Copy nothing but the part that opens with the line containing "Reproduce this chart with Chart.js." and closes with the line containing "Kaplan-Meier picture) ────────────────────────────────". Do not include pictures.

--

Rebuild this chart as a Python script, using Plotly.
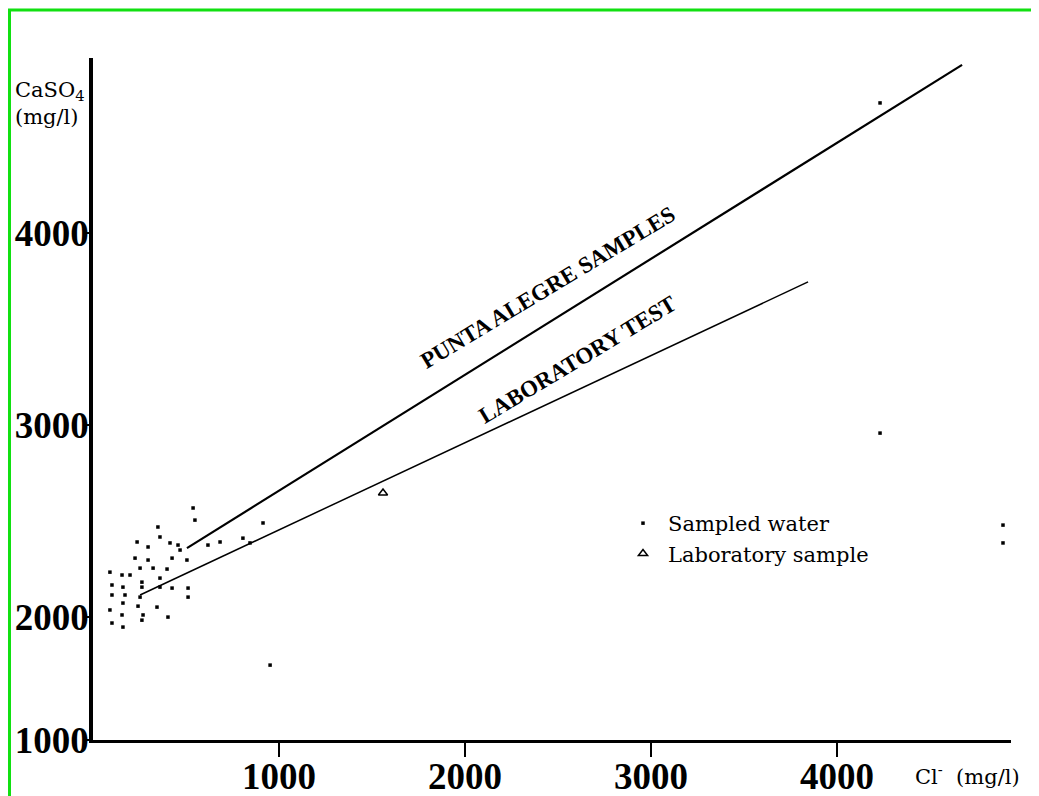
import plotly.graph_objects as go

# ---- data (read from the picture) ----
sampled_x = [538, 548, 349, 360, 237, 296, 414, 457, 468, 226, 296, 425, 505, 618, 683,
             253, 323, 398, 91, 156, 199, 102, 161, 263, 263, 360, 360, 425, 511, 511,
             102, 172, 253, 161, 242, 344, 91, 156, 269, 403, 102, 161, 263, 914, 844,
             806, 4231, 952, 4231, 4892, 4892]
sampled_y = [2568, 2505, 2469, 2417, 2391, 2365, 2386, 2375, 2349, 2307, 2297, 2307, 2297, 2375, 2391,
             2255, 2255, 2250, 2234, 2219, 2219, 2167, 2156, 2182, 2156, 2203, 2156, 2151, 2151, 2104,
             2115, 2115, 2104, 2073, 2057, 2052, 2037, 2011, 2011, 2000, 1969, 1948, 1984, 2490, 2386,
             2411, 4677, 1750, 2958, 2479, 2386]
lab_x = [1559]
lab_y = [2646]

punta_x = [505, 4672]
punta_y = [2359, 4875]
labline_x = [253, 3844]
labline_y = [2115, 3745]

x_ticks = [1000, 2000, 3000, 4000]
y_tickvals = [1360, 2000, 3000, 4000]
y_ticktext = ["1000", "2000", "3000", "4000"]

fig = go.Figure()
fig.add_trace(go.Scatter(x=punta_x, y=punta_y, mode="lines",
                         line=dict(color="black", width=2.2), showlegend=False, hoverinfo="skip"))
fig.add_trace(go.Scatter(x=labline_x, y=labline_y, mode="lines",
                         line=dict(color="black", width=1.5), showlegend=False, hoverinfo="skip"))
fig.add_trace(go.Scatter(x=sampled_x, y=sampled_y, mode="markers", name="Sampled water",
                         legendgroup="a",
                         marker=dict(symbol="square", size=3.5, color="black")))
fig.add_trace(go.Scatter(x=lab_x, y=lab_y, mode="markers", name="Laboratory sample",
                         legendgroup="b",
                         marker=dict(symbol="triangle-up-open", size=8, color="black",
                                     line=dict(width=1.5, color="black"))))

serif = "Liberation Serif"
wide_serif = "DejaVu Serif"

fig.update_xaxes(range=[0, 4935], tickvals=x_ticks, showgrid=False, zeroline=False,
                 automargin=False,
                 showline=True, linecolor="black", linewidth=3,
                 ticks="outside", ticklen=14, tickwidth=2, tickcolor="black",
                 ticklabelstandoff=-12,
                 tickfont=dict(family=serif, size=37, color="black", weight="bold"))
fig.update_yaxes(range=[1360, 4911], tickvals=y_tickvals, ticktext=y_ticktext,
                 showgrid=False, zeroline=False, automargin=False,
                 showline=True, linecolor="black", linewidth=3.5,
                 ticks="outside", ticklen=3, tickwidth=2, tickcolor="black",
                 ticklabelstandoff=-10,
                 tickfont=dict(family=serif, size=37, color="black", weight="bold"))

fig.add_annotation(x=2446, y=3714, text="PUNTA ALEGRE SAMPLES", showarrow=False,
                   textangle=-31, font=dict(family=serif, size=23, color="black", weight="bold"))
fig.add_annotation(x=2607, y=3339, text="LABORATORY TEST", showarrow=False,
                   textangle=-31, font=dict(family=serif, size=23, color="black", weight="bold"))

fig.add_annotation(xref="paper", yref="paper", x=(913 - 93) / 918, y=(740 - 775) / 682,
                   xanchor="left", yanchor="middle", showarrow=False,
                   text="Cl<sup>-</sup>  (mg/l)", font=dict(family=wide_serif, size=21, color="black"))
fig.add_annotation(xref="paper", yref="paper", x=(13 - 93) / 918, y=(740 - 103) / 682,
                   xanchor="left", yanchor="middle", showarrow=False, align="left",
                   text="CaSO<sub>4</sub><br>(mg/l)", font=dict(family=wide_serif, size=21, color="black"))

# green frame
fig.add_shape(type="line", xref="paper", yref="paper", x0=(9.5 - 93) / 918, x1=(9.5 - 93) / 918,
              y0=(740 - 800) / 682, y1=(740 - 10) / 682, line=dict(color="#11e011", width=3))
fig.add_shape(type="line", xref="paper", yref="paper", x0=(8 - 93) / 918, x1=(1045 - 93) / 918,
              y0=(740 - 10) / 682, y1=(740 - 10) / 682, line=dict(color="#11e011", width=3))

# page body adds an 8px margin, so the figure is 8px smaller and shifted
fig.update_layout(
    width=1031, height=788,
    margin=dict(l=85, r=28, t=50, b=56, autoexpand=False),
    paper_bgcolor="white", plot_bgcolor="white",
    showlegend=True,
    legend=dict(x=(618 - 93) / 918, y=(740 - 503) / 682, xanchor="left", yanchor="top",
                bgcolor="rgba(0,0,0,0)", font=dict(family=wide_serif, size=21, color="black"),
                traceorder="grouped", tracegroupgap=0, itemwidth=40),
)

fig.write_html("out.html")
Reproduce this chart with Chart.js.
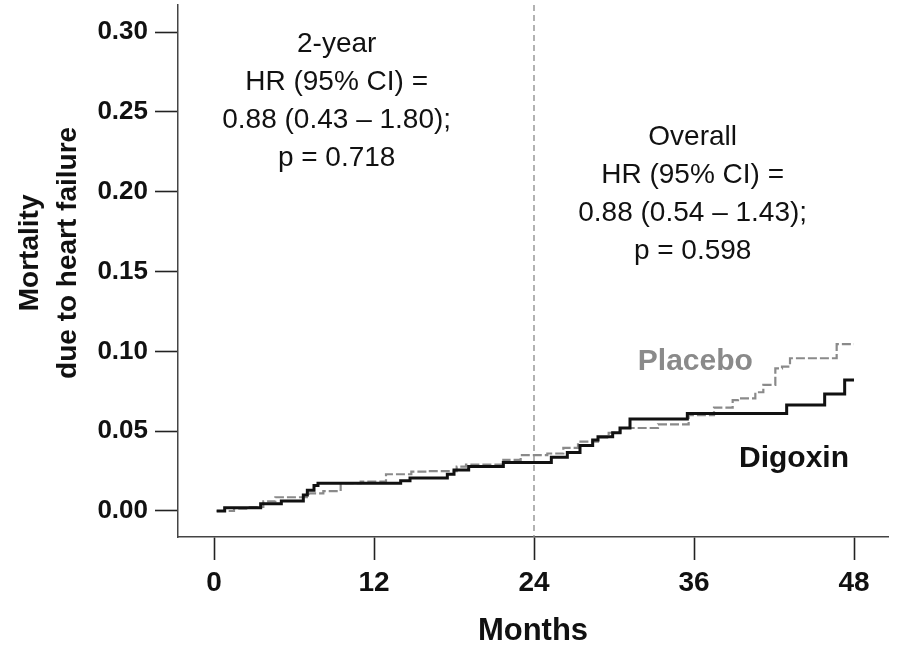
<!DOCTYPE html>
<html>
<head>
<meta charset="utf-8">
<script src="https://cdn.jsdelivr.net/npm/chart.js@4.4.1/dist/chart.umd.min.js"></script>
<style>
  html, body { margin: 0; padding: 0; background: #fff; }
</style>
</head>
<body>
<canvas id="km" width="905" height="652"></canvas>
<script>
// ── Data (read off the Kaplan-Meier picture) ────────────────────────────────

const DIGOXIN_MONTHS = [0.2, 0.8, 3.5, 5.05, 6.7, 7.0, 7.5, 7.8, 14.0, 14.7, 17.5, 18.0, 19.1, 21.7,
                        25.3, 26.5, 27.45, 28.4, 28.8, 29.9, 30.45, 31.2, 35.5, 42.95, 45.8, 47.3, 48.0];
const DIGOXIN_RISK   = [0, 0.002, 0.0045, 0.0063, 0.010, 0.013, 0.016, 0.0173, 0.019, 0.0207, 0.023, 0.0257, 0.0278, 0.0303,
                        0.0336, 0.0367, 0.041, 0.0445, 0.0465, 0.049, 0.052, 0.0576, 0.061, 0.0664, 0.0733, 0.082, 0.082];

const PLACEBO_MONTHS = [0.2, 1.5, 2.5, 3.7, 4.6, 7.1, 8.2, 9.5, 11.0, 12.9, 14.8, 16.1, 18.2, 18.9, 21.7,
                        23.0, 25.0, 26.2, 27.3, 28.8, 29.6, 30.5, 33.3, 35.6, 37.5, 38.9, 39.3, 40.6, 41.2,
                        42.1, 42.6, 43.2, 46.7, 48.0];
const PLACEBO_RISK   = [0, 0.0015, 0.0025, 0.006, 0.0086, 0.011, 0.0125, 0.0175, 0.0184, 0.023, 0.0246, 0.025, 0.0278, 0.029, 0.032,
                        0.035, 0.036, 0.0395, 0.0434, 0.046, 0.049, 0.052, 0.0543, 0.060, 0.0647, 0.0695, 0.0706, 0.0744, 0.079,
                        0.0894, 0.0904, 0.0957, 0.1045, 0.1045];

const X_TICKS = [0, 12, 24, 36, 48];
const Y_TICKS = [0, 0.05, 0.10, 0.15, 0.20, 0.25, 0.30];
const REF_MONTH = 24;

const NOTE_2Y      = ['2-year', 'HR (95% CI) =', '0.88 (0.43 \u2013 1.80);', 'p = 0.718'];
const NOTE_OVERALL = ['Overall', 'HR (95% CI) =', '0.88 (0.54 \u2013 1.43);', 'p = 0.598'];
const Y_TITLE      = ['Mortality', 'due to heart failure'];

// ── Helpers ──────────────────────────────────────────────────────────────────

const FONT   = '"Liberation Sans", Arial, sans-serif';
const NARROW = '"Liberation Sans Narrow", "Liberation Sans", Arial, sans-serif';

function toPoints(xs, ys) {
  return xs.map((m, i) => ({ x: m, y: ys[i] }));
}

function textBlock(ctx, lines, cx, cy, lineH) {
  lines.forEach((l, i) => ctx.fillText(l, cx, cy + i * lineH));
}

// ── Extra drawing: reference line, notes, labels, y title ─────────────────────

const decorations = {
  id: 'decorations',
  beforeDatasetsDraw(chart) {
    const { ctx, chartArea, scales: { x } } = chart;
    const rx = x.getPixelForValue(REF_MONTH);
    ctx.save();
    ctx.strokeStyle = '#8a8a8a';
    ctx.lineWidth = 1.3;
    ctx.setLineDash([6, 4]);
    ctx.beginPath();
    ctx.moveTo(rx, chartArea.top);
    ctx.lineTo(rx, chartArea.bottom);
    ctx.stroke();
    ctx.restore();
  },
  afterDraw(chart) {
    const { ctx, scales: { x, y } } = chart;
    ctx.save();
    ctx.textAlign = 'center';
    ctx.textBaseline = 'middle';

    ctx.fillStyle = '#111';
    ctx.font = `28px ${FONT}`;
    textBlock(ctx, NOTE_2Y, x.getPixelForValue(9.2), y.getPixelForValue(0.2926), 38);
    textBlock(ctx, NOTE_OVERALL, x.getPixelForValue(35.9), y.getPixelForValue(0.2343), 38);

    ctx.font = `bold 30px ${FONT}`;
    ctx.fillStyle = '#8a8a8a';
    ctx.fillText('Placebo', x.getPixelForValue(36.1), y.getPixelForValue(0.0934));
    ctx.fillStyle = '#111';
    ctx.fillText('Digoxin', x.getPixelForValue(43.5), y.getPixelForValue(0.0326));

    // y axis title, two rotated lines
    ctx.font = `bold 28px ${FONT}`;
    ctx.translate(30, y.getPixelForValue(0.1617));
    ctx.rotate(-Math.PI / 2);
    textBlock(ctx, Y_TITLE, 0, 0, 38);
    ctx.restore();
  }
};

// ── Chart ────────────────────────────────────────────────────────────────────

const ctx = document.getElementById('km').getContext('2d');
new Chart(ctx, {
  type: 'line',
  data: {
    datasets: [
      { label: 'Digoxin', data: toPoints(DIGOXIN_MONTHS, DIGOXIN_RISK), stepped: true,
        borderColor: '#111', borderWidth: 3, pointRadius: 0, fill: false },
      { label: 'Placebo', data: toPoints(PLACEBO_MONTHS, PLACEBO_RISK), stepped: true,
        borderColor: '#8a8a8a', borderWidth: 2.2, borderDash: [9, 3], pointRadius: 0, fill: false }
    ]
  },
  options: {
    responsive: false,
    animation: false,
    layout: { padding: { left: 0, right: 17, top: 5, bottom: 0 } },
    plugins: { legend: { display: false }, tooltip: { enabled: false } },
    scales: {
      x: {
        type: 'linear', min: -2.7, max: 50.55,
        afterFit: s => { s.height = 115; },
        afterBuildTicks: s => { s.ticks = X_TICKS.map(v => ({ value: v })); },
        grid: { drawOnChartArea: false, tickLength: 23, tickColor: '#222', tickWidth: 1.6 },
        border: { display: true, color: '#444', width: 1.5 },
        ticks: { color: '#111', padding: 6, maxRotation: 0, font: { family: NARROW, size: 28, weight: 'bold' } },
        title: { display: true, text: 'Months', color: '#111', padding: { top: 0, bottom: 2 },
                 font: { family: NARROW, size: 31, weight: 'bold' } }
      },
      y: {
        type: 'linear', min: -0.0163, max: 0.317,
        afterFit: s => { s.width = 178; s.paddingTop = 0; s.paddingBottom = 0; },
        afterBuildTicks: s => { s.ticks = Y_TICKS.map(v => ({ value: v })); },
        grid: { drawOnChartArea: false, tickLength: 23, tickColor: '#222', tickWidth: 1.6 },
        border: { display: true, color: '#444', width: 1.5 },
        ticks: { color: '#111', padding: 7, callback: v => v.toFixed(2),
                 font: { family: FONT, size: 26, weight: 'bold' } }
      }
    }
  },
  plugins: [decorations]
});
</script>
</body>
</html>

--

- TASK ANSWER:
Reproduce this chart with Chart.js.
<!DOCTYPE html>
<html>
<head>
<meta charset="utf-8">
<script src="https://cdn.jsdelivr.net/npm/chart.js@4.4.1/dist/chart.umd.min.js"></script>
<style>
  html, body { margin: 0; padding: 0; background: #fff; }
</style>
</head>
<body>
<canvas id="km" width="905" height="652"></canvas>
<script>
// ── Data (read off the Kaplan-Meier picture) ────────────────────────────────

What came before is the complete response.